▶ [What the task asks]:
Below are the records; extract from them the line containing "Write a Python" to the line containing "annan = [0.342, 0.338, 0.333, 0.071]", both lines included, exactly and with no pictures.
[Start Material shown]
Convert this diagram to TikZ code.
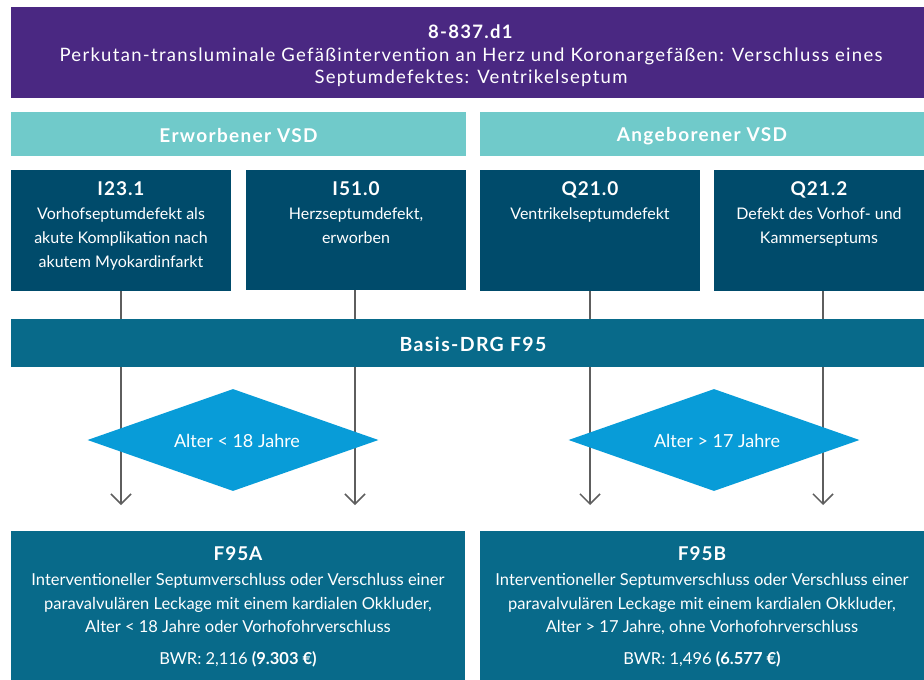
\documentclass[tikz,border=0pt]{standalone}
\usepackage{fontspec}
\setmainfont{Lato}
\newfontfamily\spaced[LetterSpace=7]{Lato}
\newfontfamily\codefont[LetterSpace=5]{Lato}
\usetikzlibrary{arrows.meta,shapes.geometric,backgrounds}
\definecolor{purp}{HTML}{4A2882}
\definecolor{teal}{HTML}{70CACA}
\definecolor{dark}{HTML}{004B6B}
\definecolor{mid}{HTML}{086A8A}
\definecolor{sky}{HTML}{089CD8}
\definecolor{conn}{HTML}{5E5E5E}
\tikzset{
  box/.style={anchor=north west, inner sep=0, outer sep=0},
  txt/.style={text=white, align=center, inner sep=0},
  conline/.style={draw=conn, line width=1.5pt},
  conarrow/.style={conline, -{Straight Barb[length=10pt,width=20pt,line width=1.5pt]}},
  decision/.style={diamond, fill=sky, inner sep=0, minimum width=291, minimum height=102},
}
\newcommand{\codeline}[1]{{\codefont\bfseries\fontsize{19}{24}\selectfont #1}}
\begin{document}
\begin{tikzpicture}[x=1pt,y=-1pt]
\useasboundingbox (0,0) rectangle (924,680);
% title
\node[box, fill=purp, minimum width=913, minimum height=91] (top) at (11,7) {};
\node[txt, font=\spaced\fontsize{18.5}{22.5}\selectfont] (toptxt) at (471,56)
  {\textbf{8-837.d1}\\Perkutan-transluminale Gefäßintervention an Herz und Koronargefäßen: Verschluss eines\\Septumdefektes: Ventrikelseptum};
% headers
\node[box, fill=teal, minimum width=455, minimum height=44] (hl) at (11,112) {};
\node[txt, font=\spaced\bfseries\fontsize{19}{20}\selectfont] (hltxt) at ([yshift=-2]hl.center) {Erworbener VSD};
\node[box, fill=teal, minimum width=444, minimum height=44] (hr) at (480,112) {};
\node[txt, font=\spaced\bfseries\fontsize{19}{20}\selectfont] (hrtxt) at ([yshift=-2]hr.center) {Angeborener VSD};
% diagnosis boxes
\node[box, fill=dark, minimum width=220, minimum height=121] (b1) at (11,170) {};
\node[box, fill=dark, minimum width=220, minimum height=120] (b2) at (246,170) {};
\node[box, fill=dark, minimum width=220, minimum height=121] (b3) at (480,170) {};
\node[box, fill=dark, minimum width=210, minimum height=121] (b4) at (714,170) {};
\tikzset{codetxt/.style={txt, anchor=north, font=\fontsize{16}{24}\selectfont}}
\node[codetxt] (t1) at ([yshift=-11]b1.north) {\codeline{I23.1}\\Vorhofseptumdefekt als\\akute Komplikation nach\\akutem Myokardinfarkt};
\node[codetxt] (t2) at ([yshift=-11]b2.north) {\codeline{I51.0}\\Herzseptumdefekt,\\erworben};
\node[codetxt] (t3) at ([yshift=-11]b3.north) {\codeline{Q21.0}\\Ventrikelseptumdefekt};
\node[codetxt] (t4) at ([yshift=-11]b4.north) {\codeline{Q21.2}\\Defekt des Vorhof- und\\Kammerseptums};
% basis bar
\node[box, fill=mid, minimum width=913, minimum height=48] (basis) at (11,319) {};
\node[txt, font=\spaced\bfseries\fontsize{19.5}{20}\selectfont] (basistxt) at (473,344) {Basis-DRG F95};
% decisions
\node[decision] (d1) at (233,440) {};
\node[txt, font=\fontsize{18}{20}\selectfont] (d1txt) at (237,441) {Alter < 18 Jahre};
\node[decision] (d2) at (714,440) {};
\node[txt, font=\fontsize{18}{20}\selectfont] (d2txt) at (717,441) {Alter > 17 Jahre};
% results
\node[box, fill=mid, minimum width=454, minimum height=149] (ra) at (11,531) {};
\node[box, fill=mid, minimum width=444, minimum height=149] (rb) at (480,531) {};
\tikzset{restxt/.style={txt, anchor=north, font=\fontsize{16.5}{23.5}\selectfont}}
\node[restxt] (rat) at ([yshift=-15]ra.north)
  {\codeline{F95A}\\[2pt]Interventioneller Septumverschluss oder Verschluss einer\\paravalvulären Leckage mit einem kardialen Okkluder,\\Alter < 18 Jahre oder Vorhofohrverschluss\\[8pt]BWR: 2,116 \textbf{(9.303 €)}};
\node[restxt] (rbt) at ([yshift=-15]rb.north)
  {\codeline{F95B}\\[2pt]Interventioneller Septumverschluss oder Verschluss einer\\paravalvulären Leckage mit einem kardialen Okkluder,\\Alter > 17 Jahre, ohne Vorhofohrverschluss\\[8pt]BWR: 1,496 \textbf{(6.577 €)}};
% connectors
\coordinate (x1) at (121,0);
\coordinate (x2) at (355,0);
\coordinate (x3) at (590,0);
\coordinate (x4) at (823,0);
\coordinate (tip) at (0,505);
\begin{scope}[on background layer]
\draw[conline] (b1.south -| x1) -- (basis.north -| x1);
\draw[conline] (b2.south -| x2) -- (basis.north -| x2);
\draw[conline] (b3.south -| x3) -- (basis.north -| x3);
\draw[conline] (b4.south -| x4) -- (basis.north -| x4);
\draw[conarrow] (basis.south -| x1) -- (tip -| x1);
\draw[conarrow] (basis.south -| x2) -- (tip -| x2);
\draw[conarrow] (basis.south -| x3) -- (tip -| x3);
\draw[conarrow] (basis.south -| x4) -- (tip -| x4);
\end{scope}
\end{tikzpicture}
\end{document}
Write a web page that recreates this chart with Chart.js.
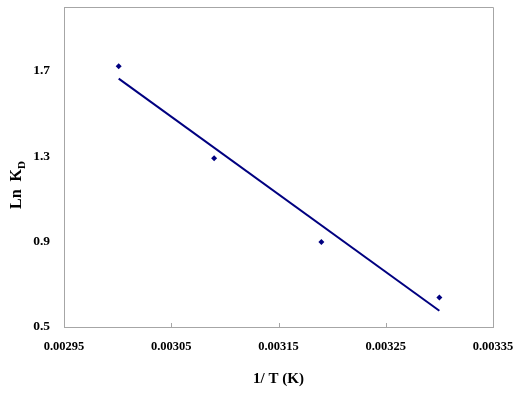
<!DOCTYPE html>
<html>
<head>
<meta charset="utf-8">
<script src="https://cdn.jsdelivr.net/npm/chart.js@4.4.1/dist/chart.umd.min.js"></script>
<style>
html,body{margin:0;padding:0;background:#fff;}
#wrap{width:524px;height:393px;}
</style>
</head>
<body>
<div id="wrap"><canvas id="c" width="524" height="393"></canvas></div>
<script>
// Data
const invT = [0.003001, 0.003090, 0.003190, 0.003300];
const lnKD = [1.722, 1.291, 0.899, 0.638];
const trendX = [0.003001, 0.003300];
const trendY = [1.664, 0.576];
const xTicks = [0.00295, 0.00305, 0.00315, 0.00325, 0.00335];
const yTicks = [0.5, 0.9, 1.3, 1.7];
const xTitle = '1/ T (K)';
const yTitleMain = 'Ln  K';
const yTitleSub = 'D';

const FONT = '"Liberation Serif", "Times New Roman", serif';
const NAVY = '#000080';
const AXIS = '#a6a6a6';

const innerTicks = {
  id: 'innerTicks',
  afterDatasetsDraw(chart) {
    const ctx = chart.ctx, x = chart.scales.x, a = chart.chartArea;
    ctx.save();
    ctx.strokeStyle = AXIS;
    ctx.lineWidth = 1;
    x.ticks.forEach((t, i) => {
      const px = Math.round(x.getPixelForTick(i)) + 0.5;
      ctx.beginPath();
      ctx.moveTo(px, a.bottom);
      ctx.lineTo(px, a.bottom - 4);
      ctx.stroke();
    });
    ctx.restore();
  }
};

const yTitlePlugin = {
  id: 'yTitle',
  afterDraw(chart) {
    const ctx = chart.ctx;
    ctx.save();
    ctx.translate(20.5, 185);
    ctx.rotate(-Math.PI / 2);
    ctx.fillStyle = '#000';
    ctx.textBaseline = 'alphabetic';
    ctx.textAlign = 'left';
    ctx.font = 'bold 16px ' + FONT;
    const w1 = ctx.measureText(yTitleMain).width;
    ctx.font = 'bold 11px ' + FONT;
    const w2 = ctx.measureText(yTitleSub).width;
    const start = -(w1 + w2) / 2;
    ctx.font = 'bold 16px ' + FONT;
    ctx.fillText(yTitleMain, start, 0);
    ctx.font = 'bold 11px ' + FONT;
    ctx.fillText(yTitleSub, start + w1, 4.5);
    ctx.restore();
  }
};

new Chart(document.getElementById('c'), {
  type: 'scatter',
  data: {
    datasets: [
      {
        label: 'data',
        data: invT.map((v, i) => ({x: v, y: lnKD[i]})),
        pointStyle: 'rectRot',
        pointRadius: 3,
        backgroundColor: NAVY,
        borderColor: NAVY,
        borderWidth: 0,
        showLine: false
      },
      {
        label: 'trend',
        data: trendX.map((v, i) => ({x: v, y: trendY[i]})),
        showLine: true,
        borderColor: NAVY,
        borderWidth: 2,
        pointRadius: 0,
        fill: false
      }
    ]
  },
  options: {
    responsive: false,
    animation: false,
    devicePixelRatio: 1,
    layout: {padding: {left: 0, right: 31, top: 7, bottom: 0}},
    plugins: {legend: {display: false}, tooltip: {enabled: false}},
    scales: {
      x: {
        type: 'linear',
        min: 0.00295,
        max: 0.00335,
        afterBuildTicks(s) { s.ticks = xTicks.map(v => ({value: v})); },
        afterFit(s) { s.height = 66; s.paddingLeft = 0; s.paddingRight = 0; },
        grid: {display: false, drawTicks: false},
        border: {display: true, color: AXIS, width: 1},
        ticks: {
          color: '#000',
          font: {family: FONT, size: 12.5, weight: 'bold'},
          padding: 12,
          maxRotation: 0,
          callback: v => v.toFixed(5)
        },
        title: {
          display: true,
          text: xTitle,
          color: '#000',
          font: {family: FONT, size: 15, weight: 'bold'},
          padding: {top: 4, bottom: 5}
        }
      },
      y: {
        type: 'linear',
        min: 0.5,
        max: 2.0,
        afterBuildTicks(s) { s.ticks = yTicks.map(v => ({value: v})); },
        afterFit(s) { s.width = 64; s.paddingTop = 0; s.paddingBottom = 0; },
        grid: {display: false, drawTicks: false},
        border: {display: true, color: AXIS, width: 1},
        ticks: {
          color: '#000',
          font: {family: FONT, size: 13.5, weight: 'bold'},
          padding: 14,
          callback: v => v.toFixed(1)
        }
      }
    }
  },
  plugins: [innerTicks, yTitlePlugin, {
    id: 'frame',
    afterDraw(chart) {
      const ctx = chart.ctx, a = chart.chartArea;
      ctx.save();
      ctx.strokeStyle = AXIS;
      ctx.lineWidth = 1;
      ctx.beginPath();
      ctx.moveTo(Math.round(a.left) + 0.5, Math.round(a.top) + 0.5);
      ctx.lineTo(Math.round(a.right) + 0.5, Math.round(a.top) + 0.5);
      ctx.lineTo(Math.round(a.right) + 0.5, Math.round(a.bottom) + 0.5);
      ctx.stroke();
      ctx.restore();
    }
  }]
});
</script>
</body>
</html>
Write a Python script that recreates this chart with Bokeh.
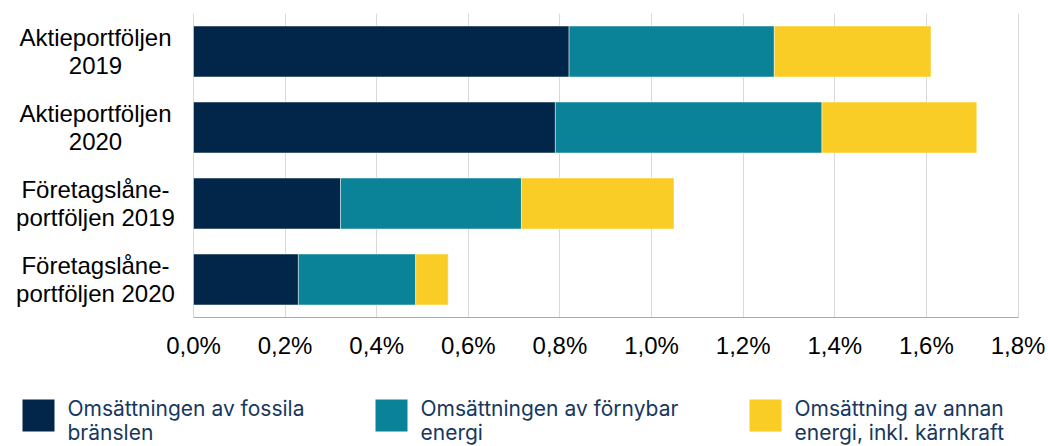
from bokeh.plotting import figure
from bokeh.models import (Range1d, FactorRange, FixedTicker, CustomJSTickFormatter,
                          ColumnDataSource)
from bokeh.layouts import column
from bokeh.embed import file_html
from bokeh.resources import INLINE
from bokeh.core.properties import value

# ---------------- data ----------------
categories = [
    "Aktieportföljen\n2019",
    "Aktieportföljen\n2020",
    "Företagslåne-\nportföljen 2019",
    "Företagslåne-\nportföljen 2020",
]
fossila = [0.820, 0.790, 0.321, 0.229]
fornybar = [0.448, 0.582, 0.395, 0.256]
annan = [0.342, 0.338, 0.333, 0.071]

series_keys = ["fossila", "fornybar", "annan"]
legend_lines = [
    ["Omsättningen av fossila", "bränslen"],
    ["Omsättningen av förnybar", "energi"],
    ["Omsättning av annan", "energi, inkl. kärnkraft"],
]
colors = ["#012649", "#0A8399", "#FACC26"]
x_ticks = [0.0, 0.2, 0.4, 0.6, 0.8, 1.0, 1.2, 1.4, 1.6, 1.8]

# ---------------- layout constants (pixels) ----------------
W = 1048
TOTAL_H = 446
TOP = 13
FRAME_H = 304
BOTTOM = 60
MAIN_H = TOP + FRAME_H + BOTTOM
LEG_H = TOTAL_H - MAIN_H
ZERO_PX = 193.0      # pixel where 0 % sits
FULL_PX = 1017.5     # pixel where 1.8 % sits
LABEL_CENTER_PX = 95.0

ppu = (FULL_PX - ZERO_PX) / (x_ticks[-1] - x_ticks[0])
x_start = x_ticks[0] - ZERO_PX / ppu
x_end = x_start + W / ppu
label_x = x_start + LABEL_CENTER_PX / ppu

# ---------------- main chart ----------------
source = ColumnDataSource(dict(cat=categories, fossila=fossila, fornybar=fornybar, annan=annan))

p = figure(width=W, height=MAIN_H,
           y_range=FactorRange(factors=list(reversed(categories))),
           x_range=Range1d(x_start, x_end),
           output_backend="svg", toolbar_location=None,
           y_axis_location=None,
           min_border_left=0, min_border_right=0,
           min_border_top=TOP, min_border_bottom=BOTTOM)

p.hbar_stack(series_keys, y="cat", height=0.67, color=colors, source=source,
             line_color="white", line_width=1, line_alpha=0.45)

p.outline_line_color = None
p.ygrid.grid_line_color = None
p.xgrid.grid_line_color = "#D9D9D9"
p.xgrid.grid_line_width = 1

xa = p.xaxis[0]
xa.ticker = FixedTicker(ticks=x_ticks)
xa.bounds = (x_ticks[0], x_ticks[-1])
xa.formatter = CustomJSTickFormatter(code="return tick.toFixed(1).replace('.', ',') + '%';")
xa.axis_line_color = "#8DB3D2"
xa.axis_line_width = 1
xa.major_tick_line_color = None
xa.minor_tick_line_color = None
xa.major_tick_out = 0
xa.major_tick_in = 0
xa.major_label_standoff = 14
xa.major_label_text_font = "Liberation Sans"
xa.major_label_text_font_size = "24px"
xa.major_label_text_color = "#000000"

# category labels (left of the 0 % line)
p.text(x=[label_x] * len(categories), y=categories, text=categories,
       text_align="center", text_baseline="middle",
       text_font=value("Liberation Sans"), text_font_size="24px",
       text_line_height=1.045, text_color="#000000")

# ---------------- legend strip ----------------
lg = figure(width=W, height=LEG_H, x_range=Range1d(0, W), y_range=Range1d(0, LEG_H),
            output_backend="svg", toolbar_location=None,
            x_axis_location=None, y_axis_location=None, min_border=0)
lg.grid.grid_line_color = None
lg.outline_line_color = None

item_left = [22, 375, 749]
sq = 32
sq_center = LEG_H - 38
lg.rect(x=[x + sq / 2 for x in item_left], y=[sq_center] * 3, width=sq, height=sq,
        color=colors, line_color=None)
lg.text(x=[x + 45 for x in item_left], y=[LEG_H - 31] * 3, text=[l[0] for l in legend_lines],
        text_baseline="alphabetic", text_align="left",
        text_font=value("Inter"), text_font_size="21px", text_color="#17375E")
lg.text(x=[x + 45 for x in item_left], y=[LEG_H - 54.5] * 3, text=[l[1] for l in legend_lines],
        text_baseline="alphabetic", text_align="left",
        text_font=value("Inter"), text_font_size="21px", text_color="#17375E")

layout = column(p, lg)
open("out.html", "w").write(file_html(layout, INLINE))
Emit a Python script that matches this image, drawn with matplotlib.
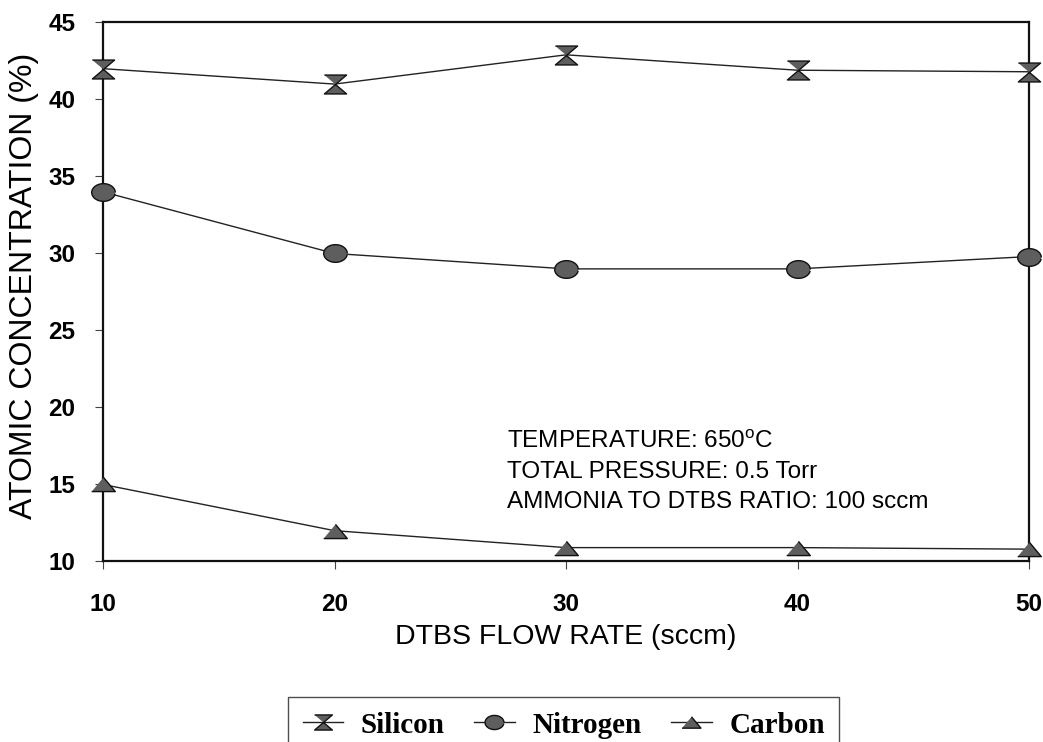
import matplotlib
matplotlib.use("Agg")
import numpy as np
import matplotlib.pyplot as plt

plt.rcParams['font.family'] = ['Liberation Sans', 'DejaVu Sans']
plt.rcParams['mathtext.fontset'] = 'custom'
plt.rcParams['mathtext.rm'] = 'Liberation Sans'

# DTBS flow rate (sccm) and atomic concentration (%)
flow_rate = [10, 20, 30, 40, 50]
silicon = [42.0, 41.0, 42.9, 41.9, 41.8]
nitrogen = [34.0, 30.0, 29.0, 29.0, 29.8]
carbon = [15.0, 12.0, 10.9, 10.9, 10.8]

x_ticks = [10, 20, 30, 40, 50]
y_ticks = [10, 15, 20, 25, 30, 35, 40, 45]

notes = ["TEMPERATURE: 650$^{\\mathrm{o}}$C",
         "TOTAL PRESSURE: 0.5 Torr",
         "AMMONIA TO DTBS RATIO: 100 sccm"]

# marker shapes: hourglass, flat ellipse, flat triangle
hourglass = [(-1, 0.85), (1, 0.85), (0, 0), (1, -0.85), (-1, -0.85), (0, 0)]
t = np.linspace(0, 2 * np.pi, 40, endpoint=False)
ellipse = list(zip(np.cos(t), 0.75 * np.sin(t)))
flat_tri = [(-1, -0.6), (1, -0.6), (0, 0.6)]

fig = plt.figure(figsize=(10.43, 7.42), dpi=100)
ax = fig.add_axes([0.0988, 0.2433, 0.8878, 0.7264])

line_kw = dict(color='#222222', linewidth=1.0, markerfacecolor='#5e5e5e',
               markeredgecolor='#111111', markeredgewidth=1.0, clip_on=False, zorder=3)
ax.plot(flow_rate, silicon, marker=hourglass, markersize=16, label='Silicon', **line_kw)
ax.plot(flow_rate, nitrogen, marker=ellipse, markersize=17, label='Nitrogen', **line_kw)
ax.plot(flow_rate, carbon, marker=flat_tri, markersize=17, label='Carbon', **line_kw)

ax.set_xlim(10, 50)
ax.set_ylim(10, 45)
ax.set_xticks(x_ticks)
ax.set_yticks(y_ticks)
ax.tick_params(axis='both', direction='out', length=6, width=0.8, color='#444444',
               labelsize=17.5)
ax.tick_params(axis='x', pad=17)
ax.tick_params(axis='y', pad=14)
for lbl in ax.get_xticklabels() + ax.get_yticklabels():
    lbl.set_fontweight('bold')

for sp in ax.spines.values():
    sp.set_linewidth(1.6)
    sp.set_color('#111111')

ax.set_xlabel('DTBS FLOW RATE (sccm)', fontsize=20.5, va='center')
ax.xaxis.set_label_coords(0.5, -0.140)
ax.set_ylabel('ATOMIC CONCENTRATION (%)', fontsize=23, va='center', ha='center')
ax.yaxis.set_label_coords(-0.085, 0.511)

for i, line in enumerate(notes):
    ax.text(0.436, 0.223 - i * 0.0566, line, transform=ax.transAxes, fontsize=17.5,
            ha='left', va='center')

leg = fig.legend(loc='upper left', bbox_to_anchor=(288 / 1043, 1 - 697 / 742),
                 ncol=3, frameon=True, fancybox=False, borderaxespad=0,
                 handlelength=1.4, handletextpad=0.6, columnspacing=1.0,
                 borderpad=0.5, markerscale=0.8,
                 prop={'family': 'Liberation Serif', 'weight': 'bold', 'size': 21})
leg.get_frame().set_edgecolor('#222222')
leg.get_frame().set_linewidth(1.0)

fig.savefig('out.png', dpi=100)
[End Material shown]
▶ [Result]:
Write a Python script that recreates this chart with Bokeh.
from bokeh.plotting import figure
from bokeh.models import (Range1d, FactorRange, FixedTicker, CustomJSTickFormatter,
                          ColumnDataSource)
from bokeh.layouts import column
from bokeh.embed import file_html
from bokeh.resources import INLINE
from bokeh.core.properties import value

# ---------------- data ----------------
categories = [
    "Aktieportföljen\n2019",
    "Aktieportföljen\n2020",
    "Företagslåne-\nportföljen 2019",
    "Företagslåne-\nportföljen 2020",
]
fossila = [0.820, 0.790, 0.321, 0.229]
fornybar = [0.448, 0.582, 0.395, 0.256]
annan = [0.342, 0.338, 0.333, 0.071]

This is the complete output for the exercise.